Significant changes in plankton abundance and seasonality due to global climate change could alter the biological carbon pump in the ocean, according to new research.

Current Earth System Models (ESMs) used by the International Panel on Climate Change (IPCC) are projecting a decline in phytoplankton (plant plankton) abundance, and predict large seasonal shifts that may lead to trophic desynchronization (i.e. a time lag between prey-predator maximum abundance) and changes in community composition.

These large changes in seasonality, also known as phenological shifts, are expected to increase due to global warming and its influence on the water column stability.

For this study, researchers used a species-based modelling approach originating from the MacroEcological Theory on the Arrangement of Life (METAL), combined with large scale plankton observations to investigate past, current and future phenological shifts in plankton.

Using data from the Continuous Plankton Recorder Survey (CPR), they looked at diatoms (single-celled algae) and dinoflagellates (single-celled organisms with two flagella, microscopic hair-like structures) in three key areas of the North Atlantic Ocean from 1850 to 2100.

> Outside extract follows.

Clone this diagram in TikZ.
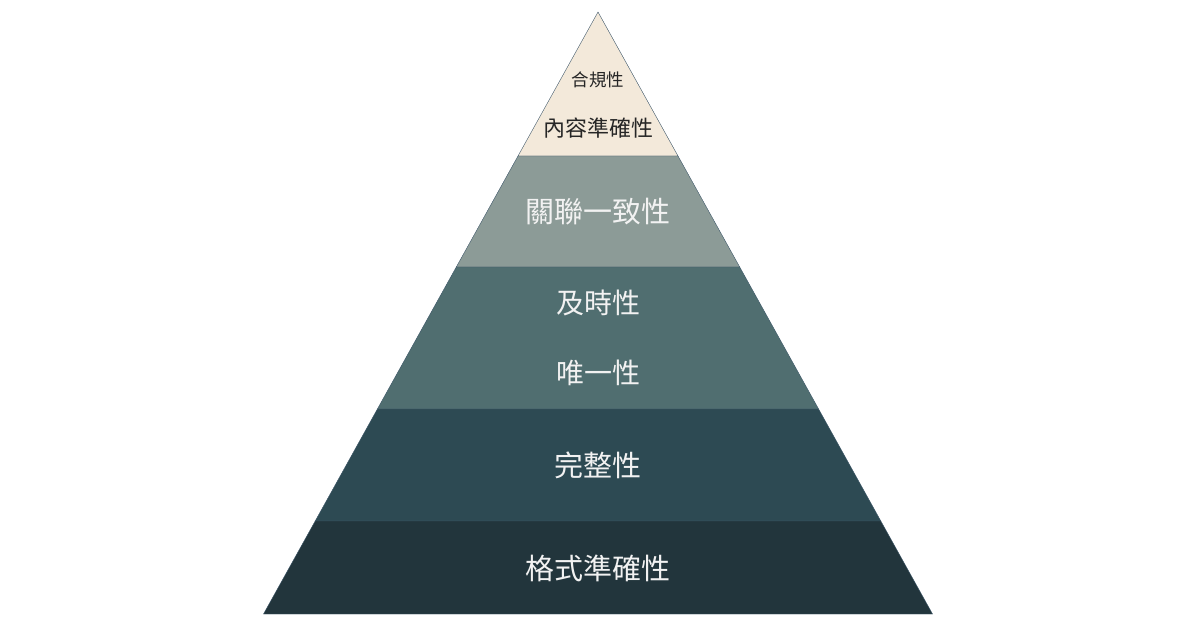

The study reveals that the different phytoplankton types will exhibit different shifts in phenology and abundance throughout the North Atlantic Ocean.

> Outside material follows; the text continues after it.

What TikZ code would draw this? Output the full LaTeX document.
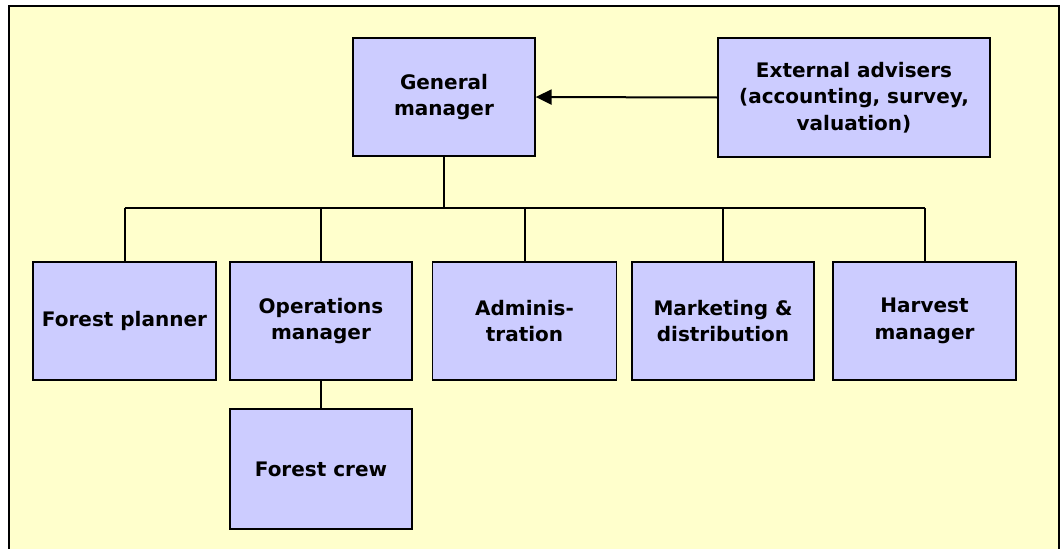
\documentclass[tikz,border=0pt]{standalone}
\usepackage{fontspec}
\setmainfont{DejaVu Sans}
\usetikzlibrary{arrows.meta}
\definecolor{bgyellow}{HTML}{FFFFCC}
\definecolor{boxblue}{HTML}{CCCCFF}
\begin{document}
\begin{tikzpicture}[x=1pt,y=-1pt,
  box/.style={draw=black, line width=1.3pt, fill=boxblue,
    font=\bfseries\fontsize{20}{26.5}\selectfont, align=center, inner sep=0pt,
    minimum width=182pt, minimum height=118pt},
  conn/.style={line width=2pt}]
\useasboundingbox (0,0) rectangle (1061,549);
\fill[white] (0,0) rectangle (1061,549);
\draw[line width=2.5pt, fill=bgyellow] (9,6) rectangle (1059,580);

\node[box] (gm) at (444,97) {General\\manager};
\node[box, minimum width=272pt, minimum height=119pt] (ext) at (854,97.5) {External advisers\\(accounting, survey,\\valuation)};
\node[box, minimum width=183pt] (fp) at (124.5,321) {Forest planner};
\node[box] (ops) at (321,321) {Operations\\manager};
\node[box, minimum width=184pt] (adm) at (524.5,321) {Adminis-\\tration};
\node[box] (mkt) at (723,321) {Marketing \&\\distribution};
\node[box, minimum width=183pt] (hv) at (924.5,321) {Harvest\\manager};
\node[box, minimum height=120pt] (crew) at (321,469) {Forest crew};

\coordinate (bus) at (444,208);
\draw[conn] (gm.south) -- (bus);
\draw[conn] (fp.north |- bus) -- (hv.north |- bus);
\foreach \n in {fp,ops,adm,mkt,hv} \draw[conn] (\n.north |- bus) -- (\n.north);
\draw[conn] (ops.south) -- (crew.north);
\draw[conn, -{Triangle[length=16pt,width=15pt]}] (ext.west) -- (gm.east);
\end{tikzpicture}
\end{document}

Although shifts in phytoplankton phenology are now widely observed among marine and freshwater ecosystems; previous research suggested that diatom seasonality is relatively stable.

However, the results of the new research revealed that the seasonal duration of large, flattened diatoms (called oblates) is predicted to shrink and their abundance to decline while the phenology of slow-sinking elongated diatoms (called prolates) and dinoflagellates are expected to expand and their abundance to rise, which may alter carbon export in this important sink region.

The increase in prolates and dinoflagellates may positively impact the export of carbon in the North Atlantic Ocean and alleviate the negative impact of oblates decline, which are responsible for massive peaks of biomass and carbon export in spring.

Diatoms are a major group of single celled algae and are understood to be responsible for 40% of the total marine primary production (amount of organic material available to support the herbivore and carnivore consumers in the ocean.)

Scientists have stressed the importance of investigating more deeply the role of prolates and dinoflagellates in future studies, in order to improve our understanding of the impact of global climate change on the ocean’s biological carbon cycle.

Lead author Dr Loïck Kléparski, Postdoctoral researcher, Littoral Cote d’Opale University, Laboratoire d’Océanologie et de Géosciences said: : “ESMs used by the IPCC to quantify the effect of climate change on the biological carbon pump only consider oblate diatoms and a few other phytoplanktonic groups in their calculation. However, our results show that oblates decline might be mitigated by the increase of prolates and dinoflagellates whose role in the global carbon cycle are currently overlooked. This is an important result that might improve our understanding of the functioning of marine ecosystems in the context of climate change.”